Beatrice pulled Ghent aside at age 12 and started by describing a birthmark on her stomach “that looks like a head of cabbage,” Ghent said. Beatrice then told Ghent who she was and swore the girl to secrecy. In time Beatrice met many in the Ghent family, including Ghent’s children.
Betty Shoemaker and Mary Bruce are daughters of Ghent who attended the book signing at the Spratt Building on Main Street. Both have read the book and couldn’t put it down. The history wasn’t talked about until their father died in 2006, but now they’re glad to have the family story told.
“We’re OK with whatever,” Shoemaker said.

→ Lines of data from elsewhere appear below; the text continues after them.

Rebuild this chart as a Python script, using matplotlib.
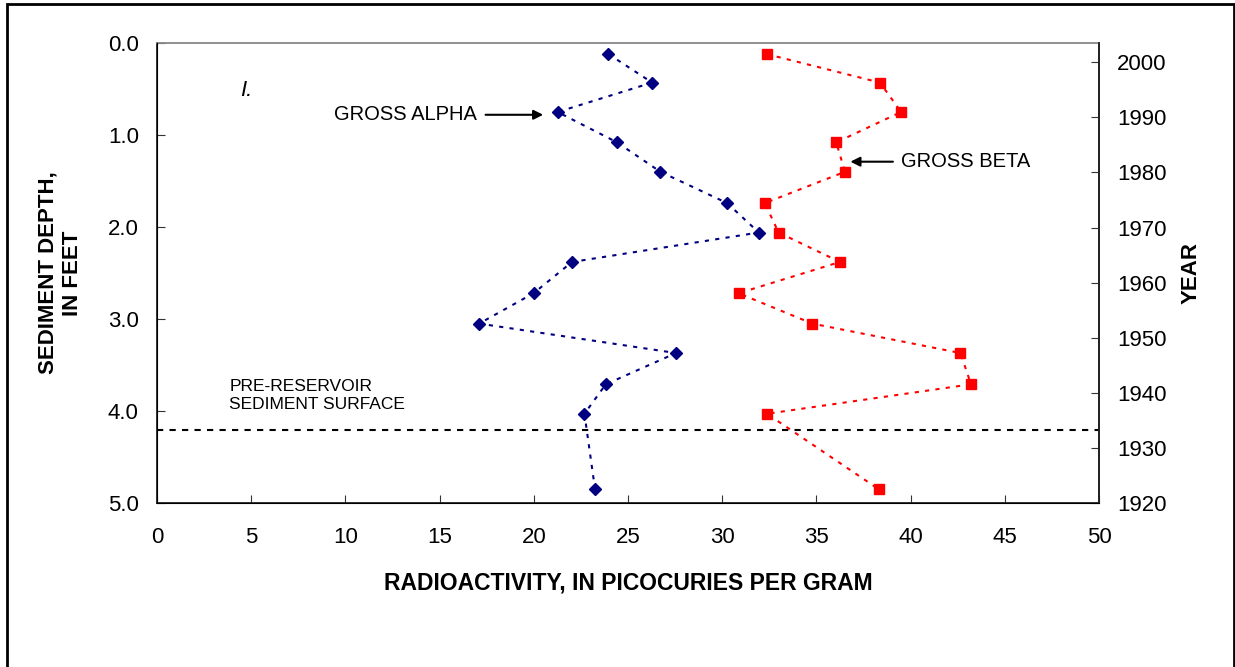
import numpy as np
import matplotlib
matplotlib.use("Agg")
import matplotlib.pyplot as plt
from matplotlib.patches import Rectangle

plt.rcParams['font.family'] = ['Liberation Sans', 'DejaVu Sans']

# depth of each sample, in feet
depth = [0.12, 0.43, 0.75, 1.08, 1.40, 1.74, 2.06, 2.38, 2.72, 3.05, 3.37, 3.71, 4.03, 4.85]
gross_alpha = [23.96, 26.28, 21.27, 24.42, 26.72, 30.26, 31.94, 22.03, 19.99, 17.10, 27.55, 23.82, 22.69, 23.25]
gross_beta = [32.35, 38.37, 39.49, 36.05, 36.51, 32.26, 32.99, 36.25, 30.87, 34.78, 42.64, 43.20, 32.37, 38.30]
pre_reservoir_depth = 4.21

x_ticks = list(range(0, 55, 5))
depth_ticks = [0.0, 1.0, 2.0, 3.0, 4.0, 5.0]
year_ticks = list(range(1920, 2010, 10))

fig = plt.figure(figsize=(12.35, 6.67), dpi=100)
ax = fig.add_axes([0.127, 0.2459, 0.763, 0.6896])

ax.plot(gross_alpha, depth, color='#000080', linestyle=(0, (2, 3)), lw=1.5,
        marker='D', markersize=6.5, zorder=3)
ax.plot(gross_beta, depth, color='#ff0000', linestyle=(0, (2, 3)), lw=1.5,
        marker='s', markersize=7.5, zorder=3)
ax.axhline(pre_reservoir_depth, color='black', linestyle=(0, (3, 3)), lw=1.5)

ax.set_xlim(0, 50)
ax.set_ylim(5.0, 0.0)
ax.set_xticks(x_ticks)
ax.set_yticks(depth_ticks)
ax.set_yticklabels(['%.1f' % d for d in depth_ticks])
ax.tick_params(axis='both', direction='in', length=6, labelsize=16, color='#333333')
ax.tick_params(axis='x', pad=17)
ax.tick_params(axis='y', pad=13)

ax.spines['top'].set_color('#888888')
for s in ['left', 'bottom', 'right']:
    ax.spines[s].set_color('#222222')
for s in ax.spines.values():
    s.set_linewidth(1.3)

ax.set_xlabel('RADIOACTIVITY, IN PICOCURIES PER GRAM', fontsize=16.5, fontweight='bold', labelpad=17)
ax.set_ylabel('SEDIMENT DEPTH,\nIN FEET', fontsize=16, fontweight='bold', labelpad=18, linespacing=1.2)

ax2 = ax.twinx()
ax2.set_ylim(1920, 2003.5)
ax2.set_yticks(year_ticks)
ax2.tick_params(axis='y', direction='in', length=6, labelsize=16, pad=13, color='#333333')
ax2.spines['top'].set_visible(False)
ax2.spines['right'].set_color('#222222')
ax2.spines['right'].set_linewidth(1.3)
ax2.set_ylabel('YEAR', fontsize=16, fontweight='bold', labelpad=10)

ax.text(4.4, 0.52, 'I.', fontsize=16, fontstyle='italic', ha='left', va='center')
ax.annotate('GROSS ALPHA', xy=(20.5, 0.78), xytext=(17.0, 0.78), fontsize=14.5,
            ha='right', va='center',
            arrowprops=dict(arrowstyle='-|>', color='black', lw=1.5, mutation_scale=14, shrinkA=4, shrinkB=0))
ax.annotate('GROSS BETA', xy=(36.8, 1.29), xytext=(39.5, 1.29), fontsize=14.5,
            ha='left', va='center',
            arrowprops=dict(arrowstyle='-|>', color='black', lw=1.5, mutation_scale=14, shrinkA=4, shrinkB=0))
ax.text(3.85, 3.83, 'PRE-RESERVOIR\nSEDIMENT SURFACE', fontsize=12.5, ha='left', va='center', linespacing=1.3)

fig.patches.append(Rectangle((7 / 1235, -0.05), 1227 / 1235, 1.05 - 4 / 667,
                             transform=fig.transFigure, fill=False, edgecolor='black', lw=2))

fig.savefig('out.png', dpi=100)
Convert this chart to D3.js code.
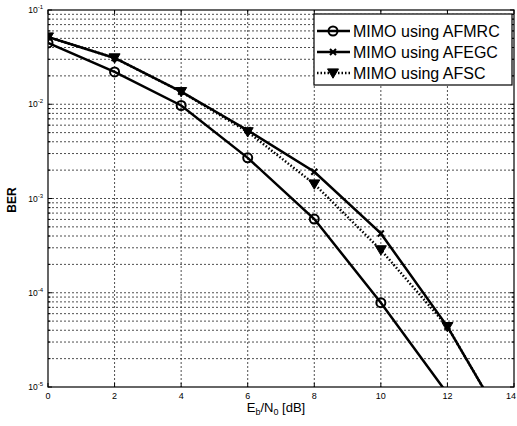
<!DOCTYPE html>
<html><head><meta charset="utf-8">
<script src="https://cdn.jsdelivr.net/npm/d3@7/dist/d3.min.js"></script>
<style>body{margin:0;background:#fff}svg{display:block}text{font-family:"Liberation Sans",Arial,sans-serif;fill:#000}</style>
</head><body><svg id="c" width="517" height="426"></svg>
<script>
const snr = [0, 2, 4, 6, 8, 10, 12, 14];
const afmrc = [0.0447, 0.022, 0.0097, 0.0027, 6.05e-4, 7.85e-5, 8.5e-6];
const afegc = [0.0517, 0.031, 0.0136, 0.0053, 0.00192, 4.26e-4, 4.37e-5, 2.7e-6];
const afsc  = [0.0517, 0.031, 0.0136, 0.0051, 0.001425, 2.85e-4, 4.37e-5, 2.7e-6];
const xTicks = [0, 2, 4, 6, 8, 10, 12, 14];
const yExps = [-5, -4, -3, -2, -1];
const names = ["MIMO using AFMRC", "MIMO using AFEGC", "MIMO using AFSC"];

const svg = d3.select("#c");
const L = 48, R = 514, T = 10, B = 387;
const x = d3.scaleLinear().domain([0, 14]).range([L, R]);
const y = d3.scaleLog().domain([1e-5, 1e-1]).range([B, T]);

// grid
const minorVals = [];
for (let e = -5; e < 0; e++) for (let m = 1; m < 10; m++) { const v = m * Math.pow(10, e); if (v > 1e-5 * 1.0001 && v < 1e-1 * 0.9999) minorVals.push(v); }
const grid = svg.append("g").attr("stroke", "#222").attr("stroke-width", 0.8).attr("stroke-dasharray", "2,2");
grid.selectAll(".h").data(minorVals).join("line").attr("x1", L).attr("x2", R).attr("y1", d => y(d)).attr("y2", d => y(d));
grid.selectAll(".v").data(xTicks.filter(d => d > 0 && d < 14)).join("line").attr("x1", d => x(d)).attr("x2", d => x(d)).attr("y1", T).attr("y2", B);

// frame
svg.append("rect").attr("x", L).attr("y", T).attr("width", R - L).attr("height", B - T).attr("fill", "none").attr("stroke", "#000").attr("stroke-width", 1.2);

// ticks
const tk = svg.append("g").attr("stroke", "#000").attr("stroke-width", 1);
xTicks.forEach(d => { tk.append("line").attr("x1", x(d)).attr("x2", x(d)).attr("y1", B).attr("y2", B - 4); tk.append("line").attr("x1", x(d)).attr("x2", x(d)).attr("y1", T).attr("y2", T + 4); });
minorVals.concat([1e-5, 1e-1]).forEach(v => { const major = Math.abs(Math.log10(v) - Math.round(Math.log10(v))) < 1e-6; const len = major ? 4 : 2.5; tk.append("line").attr("x1", L).attr("x2", L + len).attr("y1", y(v)).attr("y2", y(v)); tk.append("line").attr("x1", R).attr("x2", R - len).attr("y1", y(v)).attr("y2", y(v)); });

// tick labels
svg.append("g").selectAll("text").data(xTicks).join("text")
  .attr("x", d => d === 14 ? 516 : x(d)).attr("y", B + 12)
  .attr("text-anchor", d => d === 14 ? "end" : "middle").attr("font-size", 9).text(d => d);
const yl = svg.append("g").selectAll("text").data(yExps).join("text").attr("x", 43).attr("y", d => y(Math.pow(10, d)) + 3).attr("text-anchor", "end").attr("font-size", 8.5);
yl.append("tspan").text("10");
yl.append("tspan").attr("dy", -4).attr("font-size", 6).text(d => "-" + (-d));

// axis labels
const xl = svg.append("text").attr("x", 276).attr("y", 412).attr("font-size", 13).attr("text-anchor", "middle");
xl.append("tspan").text("E");
xl.append("tspan").attr("dy", 3).attr("font-size", 9).text("b");
xl.append("tspan").attr("dy", -3).text("/N");
xl.append("tspan").attr("dy", 3).attr("font-size", 9).text("0");
xl.append("tspan").attr("dy", -3).text(" [dB]");
svg.append("text").attr("transform", "translate(16,200) rotate(-90)").attr("text-anchor", "middle").attr("font-size", 12).attr("font-weight", "bold").text("BER");

// curves
svg.append("clipPath").attr("id", "clip").append("rect").attr("x", L).attr("y", T).attr("width", R - L).attr("height", B - T);
const plot = svg.append("g").attr("clip-path", "url(#clip)");
const line = d3.line().x(d => x(d[0])).y(d => y(d[1]));
const series = [
  { vals: afmrc, dash: null, marker: "o" },
  { vals: afegc, dash: null, marker: "x" },
  { vals: afsc, dash: "1.5,2", marker: "v" }
];
function drawMarker(g, type, cx, cy) {
  if (type === "o") g.append("circle").attr("cx", cx).attr("cy", cy).attr("r", 4.5).attr("fill", "none").attr("stroke", "#000").attr("stroke-width", 2);
  else if (type === "x") { const s = 3; g.append("path").attr("d", `M${cx - s},${cy - s}L${cx + s},${cy + s}M${cx - s},${cy + s}L${cx + s},${cy - s}`).attr("stroke", "#000").attr("stroke-width", 2); }
  else { const s = 5.5; g.append("path").attr("d", `M${cx - s},${cy - s * 0.75}L${cx + s},${cy - s * 0.75}L${cx},${cy + s * 0.95}Z`).attr("fill", "#000").attr("stroke", "#000").attr("stroke-width", 1); }
}
series.forEach(s => {
  const pts = s.vals.map((v, i) => [snr[i], v]);
  plot.append("path").attr("d", line(pts)).attr("fill", "none").attr("stroke", "#000").attr("stroke-width", 2.5).attr("stroke-dasharray", s.dash);
  pts.forEach(p => drawMarker(plot, s.marker, x(p[0]), y(p[1])));
});

// legend
const lg = svg.append("g");
lg.append("rect").attr("x", 314).attr("y", 14).attr("width", 198).attr("height", 71).attr("fill", "#fff").attr("stroke", "#000").attr("stroke-width", 1.2);
series.forEach((s, i) => {
  const cy = 31 + i * 21;
  lg.append("line").attr("x1", 317).attr("x2", 350).attr("y1", cy).attr("y2", cy).attr("stroke", "#000").attr("stroke-width", 2.5).attr("stroke-dasharray", s.dash);
  drawMarker(lg, s.marker, 333, cy);
  lg.append("text").attr("x", 353).attr("y", cy + 6).attr("font-size", 16).text(names[i]);
});
</script></body></html>
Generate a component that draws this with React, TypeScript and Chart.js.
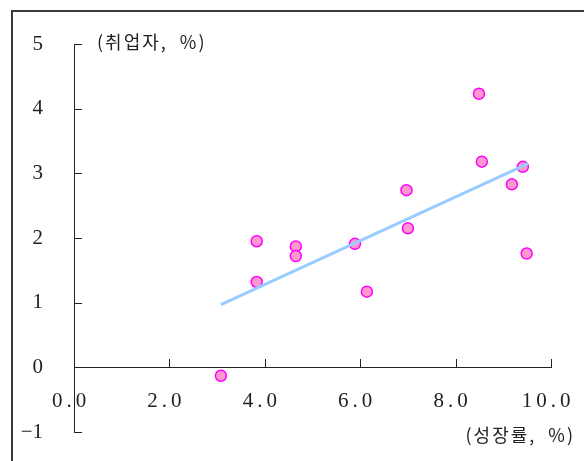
import React, { useEffect, useRef } from "react";
import { Chart, registerables } from "chart.js";

Chart.register(...registerables);

// Data
const growth = [3.08, 3.83, 3.83, 4.65, 4.65, 5.89, 6.14, 6.97, 7.0, 8.49, 8.55, 9.18, 9.41, 9.49];
const employment = [-0.13, 1.32, 1.95, 1.87, 1.72, 1.91, 1.17, 2.74, 2.15, 4.23, 3.18, 2.83, 3.1, 1.76];
const trendX = [3.08, 9.52];
const trendY = [0.97, 3.15];
const xTicks = [0, 2, 4, 6, 8, 10];
const yTicks = [-1, 0, 1, 2, 3, 4, 5];
const yTitle = "(취업자,  %)";
const xTitle = "(성장률,  %)";

const TICK_FONT = '"Liberation Serif", "Times New Roman", serif';
const KO_FONT = '"Noto Sans CJK KR", sans-serif';

const extrasPlugin = {
  id: "extras",
  beforeDraw(chart: any) {
    const sc = chart.scales.x;
    if (sc && !sc._wrappedLabels) {
      const orig = sc.drawLabels;
      sc.drawLabels = function (ca: any) {
        const ctx = chart.ctx;
        ctx.save();
        ctx.letterSpacing = "4px";
        ctx.translate(-3, 0);
        orig.call(this, ca);
        ctx.restore();
      };
      sc._wrappedLabels = true;
    }
  },
  afterDraw(chart: any) {
    const ctx = chart.ctx;
    const xs = chart.scales.x;
    const ys = chart.scales.y;
    const ca = chart.chartArea;
    const y0 = ys.getPixelForValue(0);
    ctx.save();
    ctx.strokeStyle = "#222";
    ctx.lineWidth = 1;
    ctx.beginPath();
    for (const v of yTicks) {
      const py = Math.round(ys.getPixelForValue(v)) + 0.5;
      ctx.moveTo(ca.left, py);
      ctx.lineTo(ca.left + 8, py);
    }
    for (const v of xTicks) {
      if (v === 0) continue;
      const px = Math.round(xs.getPixelForValue(v)) + 0.5;
      ctx.moveTo(px, Math.round(y0));
      ctx.lineTo(px, Math.round(y0) - 8);
    }
    ctx.stroke();
    ctx.fillStyle = "#222";
    ctx.font = `18px ${KO_FONT}`;
    ctx.letterSpacing = "2px";
    ctx.textBaseline = "middle";
    ctx.textAlign = "left";
    ctx.fillText(yTitle, ca.left + 23, ca.top - 2);
    ctx.textAlign = "right";
    ctx.fillText(xTitle, ca.right + 24, ca.bottom + 3);
    ctx.restore();
  },
};

export default function App() {
  const ref = useRef<HTMLCanvasElement | null>(null);
  useEffect(() => {
    if (!ref.current) return;
    const chart = new Chart(ref.current, {
      type: "scatter",
      data: {
        datasets: [
          {
            type: "line",
            data: trendX.map((x, i) => ({ x, y: trendY[i] })),
            borderColor: "#99CCFF",
            borderWidth: 3,
            pointRadius: 0,
            fill: false,
            order: 0,
          } as any,
          {
            type: "scatter",
            data: growth.map((x, i) => ({ x, y: employment[i] })),
            backgroundColor: "#FF99CC",
            borderColor: "#FF00FF",
            borderWidth: 1.5,
            pointRadius: 5.5,
            order: 1,
          },
        ],
      },
      options: {
        animation: false,
        responsive: true,
        maintainAspectRatio: false,
        layout: { padding: { top: 44, right: 33, bottom: 29, left: 0 } },
        plugins: { legend: { display: false }, tooltip: { enabled: false } },
        scales: {
          x: {
            type: "linear",
            min: 0,
            max: 10,
            position: { y: 0 } as any,
            afterFit: (s: any) => {
              s.height = 0;
              s.paddingLeft = 0;
              s.paddingRight = 0;
              s.paddingTop = 0;
              s.paddingBottom = 0;
            },
            afterBuildTicks: (s: any) => {
              s.ticks = xTicks.map((v) => ({ value: v }));
            },
            grid: { display: true, drawOnChartArea: false, drawTicks: false },
            border: { display: true, color: "#222", width: 1 },
            ticks: {
              padding: 22,
              color: "#222",
              font: { family: TICK_FONT, size: 21 },
              callback: (v: any) => Number(v).toFixed(1),
            },
          },
          y: {
            type: "linear",
            position: "left",
            min: -1,
            max: 5,
            afterFit: (s: any) => {
              s.width = 74;
              s.paddingTop = 0;
              s.paddingBottom = 0;
            },
            afterBuildTicks: (s: any) => {
              s.ticks = yTicks.map((v) => ({ value: v }));
            },
            grid: { display: true, drawOnChartArea: false, drawTicks: false },
            border: { display: true, color: "#222", width: 1 },
            ticks: {
              padding: 31,
              color: "#222",
              font: { family: TICK_FONT, size: 21 },
              callback: (v: any) => (Number(v) < 0 ? "−" + Math.abs(Number(v)) : String(v)),
            },
          },
        },
      },
      plugins: [extrasPlugin],
    });
    return () => chart.destroy();
  }, []);

  return (
    <div style={{ position: "fixed", left: 0, top: 0, width: 584, height: 461, background: "#fff" }}>
      <div
        style={{
          position: "absolute",
          left: 11,
          top: 10,
          width: 700,
          height: 600,
          borderLeft: "2px solid #3a3a3a",
          borderTop: "2px solid #3a3a3a",
          boxSizing: "border-box",
        }}
      />
      <canvas ref={ref} style={{ position: "absolute", left: 0, top: 0 }} />
    </div>
  );
}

Since word of the book spread, Ghent is reconnecting with long-lost family members and friends on social media. She even heard and received a visit from a woman right about her age, who thought all these years that she was the Beatrice Snipes baby.
That meeting took place two weeks ago.
Ghent survived a heart attack, quadruple bypass, multiple surgeries and all else that life throws at a woman in almost 80 years. She’s a woman thankful for the life she’s been given. Harris brought his own family to the signing, several generations well removed from his father’s killing. He, too, expressed thanks. For his own family, and for the healing since.
“In a way,” Harris said, “the book brought a lot of things together.”